Why can’t he just accept I want out? He’s so desperate and will offer me everything I want but doesn’t understand it’s not money I want it’s positive people around me and freedom from negative energy.
Why didn’t he offer these things whilst we were together? Now he wants to pull out all the stops to get me to stay with him. Am i being unreasonable to still want divorce?
He said he’s changed and has new perspective on things but I still don’t want to go back. My sister is divorced twice from same man and she says men don’t change. I think so too.
He’s making it hard for me and I’m getting irritated that he doesn’t want to accept it that I want to leave
I’m not an expert, but it sounds like you should listen to your sister. It’s too bad that he hasn’t really changed. But I think you should trust your instincts. Good luck!

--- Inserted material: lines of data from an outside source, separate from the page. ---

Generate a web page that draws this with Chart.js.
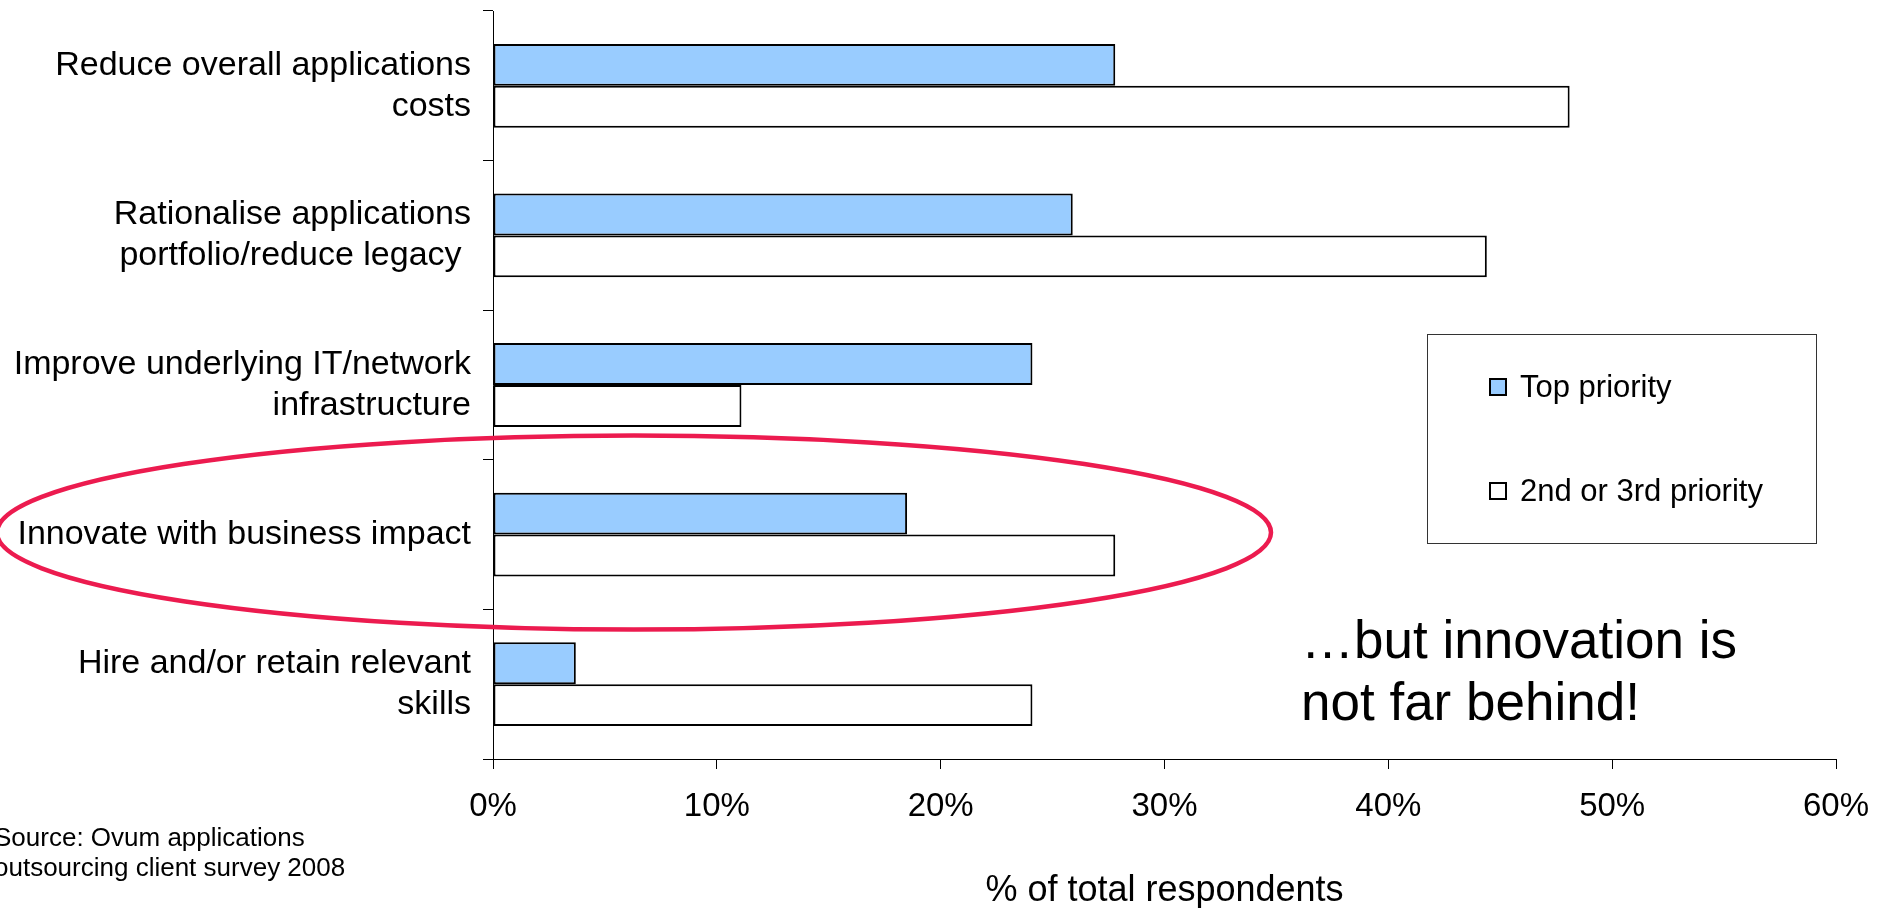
<!DOCTYPE html>
<html>
<head>
<meta charset="utf-8">
<script src="https://cdn.jsdelivr.net/npm/chart.js@4"></script>
<style>
  html, body { margin: 0; padding: 0; background: #fff; }
  #wrap { position: relative; width: 1892px; height: 908px; overflow: hidden; font-family: 'Liberation Sans', Arial, sans-serif; color: #000; }
  #chart { position: absolute; left: 0; top: 0; }
  .legend-box { position: absolute; left: 1427px; top: 334px; width: 390px; height: 210px; border: 1px solid #333; box-sizing: border-box; }
  .legend-item { position: absolute; left: 61px; font-size: 31px; line-height: 36px; display: flex; align-items: center; white-space: nowrap; }
  .legend-swatch { width: 18px; height: 18px; border: 2px solid #000; box-sizing: border-box; margin-right: 13px; }
  .note { position: absolute; left: 1301px; top: 609px; font-size: 53px; line-height: 62px; white-space: nowrap; }
  .source { position: absolute; left: -6px; top: 822px; font-size: 26px; line-height: 30px; white-space: nowrap; }
</style>
</head>
<body>
<div id="wrap">
  <canvas id="chart" width="1892" height="908"></canvas>
  <div class="legend-box" id="legend"></div>
  <div class="note">…but innovation is<br>not far behind!</div>
  <div class="source">Source: Ovum applications<br>outsourcing client survey 2008</div>
</div>
<script>
const FONT = "'Liberation Sans', Arial, sans-serif";

const categories = [
    ['Reduce overall applications', 'costs'],
    ['Rationalise applications', 'portfolio/reduce legacy '],
    ['Improve underlying IT/network', 'infrastructure'],
    'Innovate with business impact',
    ['Hire and/or retain relevant', 'skills']
];
const topPriority = [27.8, 25.9, 24.1, 18.5, 3.7];
const secondOrThird = [48.1, 44.4, 11.1, 27.8, 24.1];
const xTicks = [0, 10, 20, 30, 40, 50, 60];
const highlightIndex = 3;

// red ring round the "Innovate" row
const highlight = {
    id: 'highlight',
    afterDraw(chart) {
        const ctx = chart.ctx;
        const cy = chart.scales.y.getPixelForValue(highlightIndex);
        ctx.save();
        ctx.strokeStyle = '#EC1B4F';
        ctx.lineWidth = 4.5;
        ctx.beginPath();
        ctx.ellipse(634, cy - 2, 637, 97, 0, 0, Math.PI * 2);
        ctx.stroke();
        ctx.restore();
    }
};

const chart = new Chart(document.getElementById('chart'), {
    type: 'bar',
    data: {
        labels: categories,
        datasets: [{
            label: 'Top priority',
            data: topPriority,
            backgroundColor: '#99CCFF',
            borderColor: '#000',
            borderWidth: 2,
            borderSkipped: false
        }, {
            label: '2nd or 3rd priority',
            data: secondOrThird,
            backgroundColor: '#FFFFFF',
            borderColor: '#000',
            borderWidth: 2,
            borderSkipped: false
        }]
    },
    options: {
        indexAxis: 'y',
        responsive: false,
        animation: false,
        devicePixelRatio: 1,
        categoryPercentage: 0.56,
        barPercentage: 1.0,
        layout: { padding: { left: 0, right: 56, top: 11, bottom: 0 } },
        plugins: {
            legend: { display: false },
            tooltip: { enabled: false }
        },
        scales: {
            y: {
                grid: { drawOnChartArea: false, color: '#000', tickLength: 10, offset: true },
                border: { color: '#000', width: 1 },
                ticks: { color: '#000', font: { family: FONT, size: 34, lineHeight: 1.2 }, padding: 12 },
                afterFit: s => {
                    s.width = 493;
                    s.paddingTop = 0;
                    s.paddingBottom = 0;
                }
            },
            x: {
                min: 0,
                max: 60,
                afterBuildTicks: s => { s.ticks = xTicks.map(v => ({ value: v })); },
                grid: { drawOnChartArea: false, color: '#000', tickLength: 10 },
                border: { color: '#000', width: 1 },
                ticks: {
                    color: '#000',
                    font: { family: FONT, size: 33 },
                    padding: 18,
                    callback: v => v + '%'
                },
                title: {
                    display: true,
                    text: '% of total respondents',
                    color: '#000',
                    font: { family: FONT, size: 36 },
                    padding: { top: 0, bottom: -5 }
                },
                afterFit: s => { s.height = 149; }
            }
        }
    },
    plugins: [highlight]
});

// legend box built from the datasets
const legend = document.getElementById('legend');
const itemTops = [34, 138];
chart.data.datasets.forEach((ds, i) => {
    const item = document.createElement('div');
    item.className = 'legend-item';
    item.style.top = itemTops[i] + 'px';
    item.innerHTML = `<span class="legend-swatch" style="background:${ds.backgroundColor}"></span><span>${ds.label}</span>`;
    legend.appendChild(item);
});
</script>
</body>
</html>
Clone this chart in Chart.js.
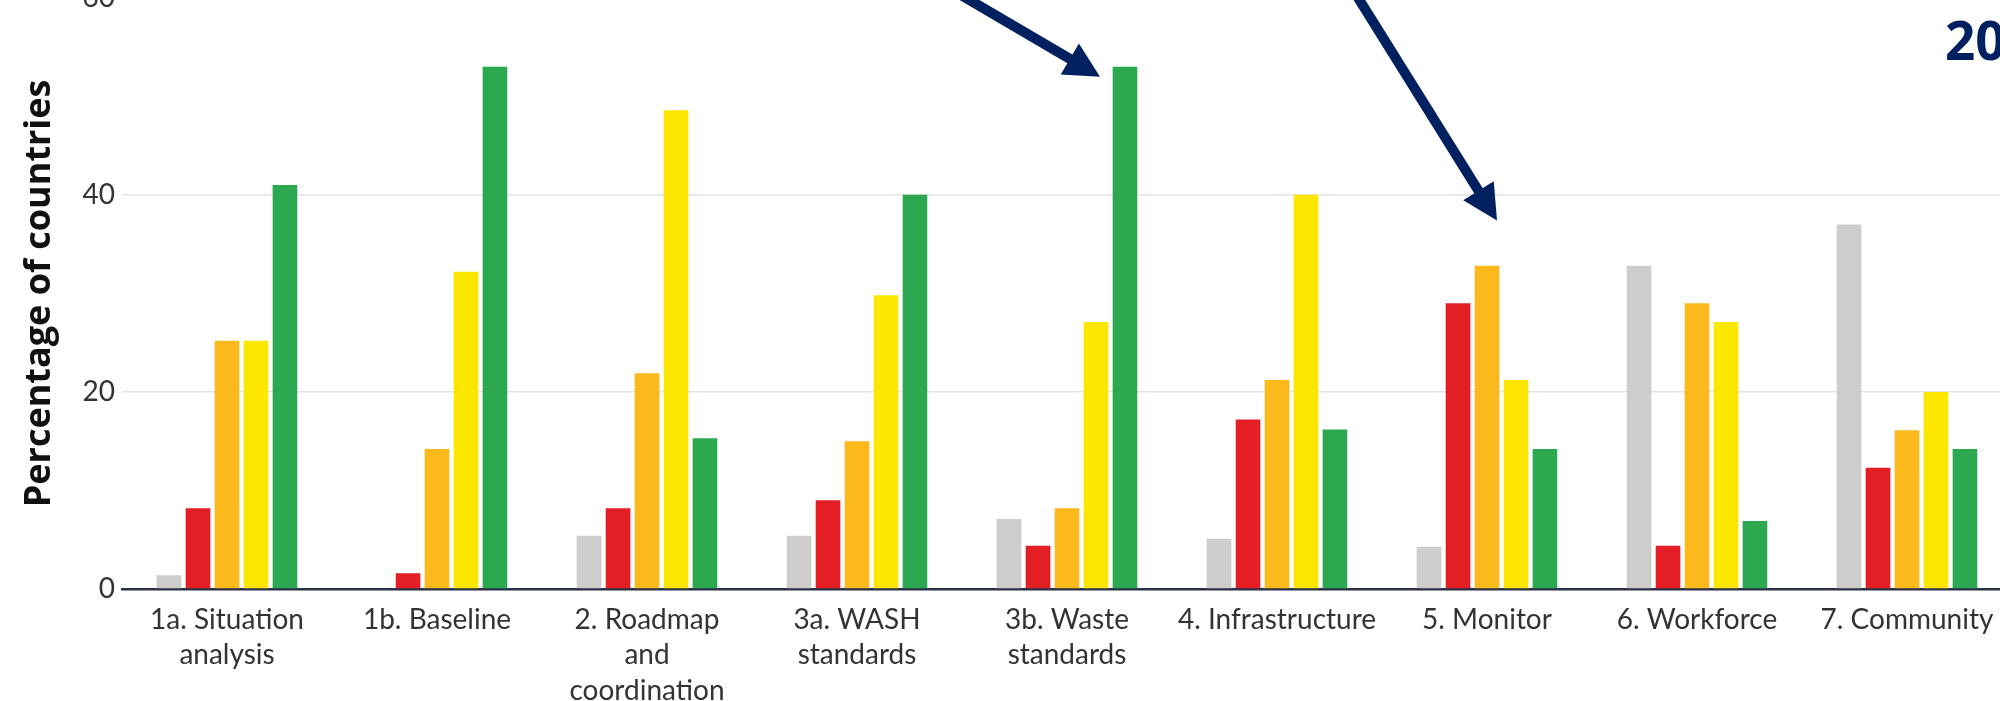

I understand you feeling the way you do. I’ve broken up with men also. It’s been many years and now, when I see how men are, I feel like I didn’t appreciate them enough. The men I broke up with, are so much better than the men I’ve met since. But I understand how you feel. And I know, you said you just want to be alone. If you don’t have a problem with men harassing you, maybe you’ll be alright. I’d rather have the protection.
I would hold on to what you decided before. Don’t let him bribe you back in. You feel what you need best yourself.
My ex husband was really mean to me. When I told him I was divorcing him he suddenly got nice and started pleading, saying he would do this and that. I still left him. My daughter says he’s a total jerk to his new wife. So he never changed.
People change, but not that often. I changed, however.
Unfortunately, whether he changes or not is really not up to him. His illness makes him act violently and it is beyond his ability to control it. He can’t honestly promise he won’t get violent again because he legitamitely does not know if or when it will happen.
I don’t believe these kinds of promises.
Be confident and do whats best for your health.
What @ninjastar says makes a lot of sense
A leopard cannot change its spots. I think you should stick to your decision however hard it may be.
My ex said she decided to have a divorce. I didn’t want to but still divorced her cause I loved her so much.
If your husband really cares about you, he’ll set you free. That’s from my frame of reference.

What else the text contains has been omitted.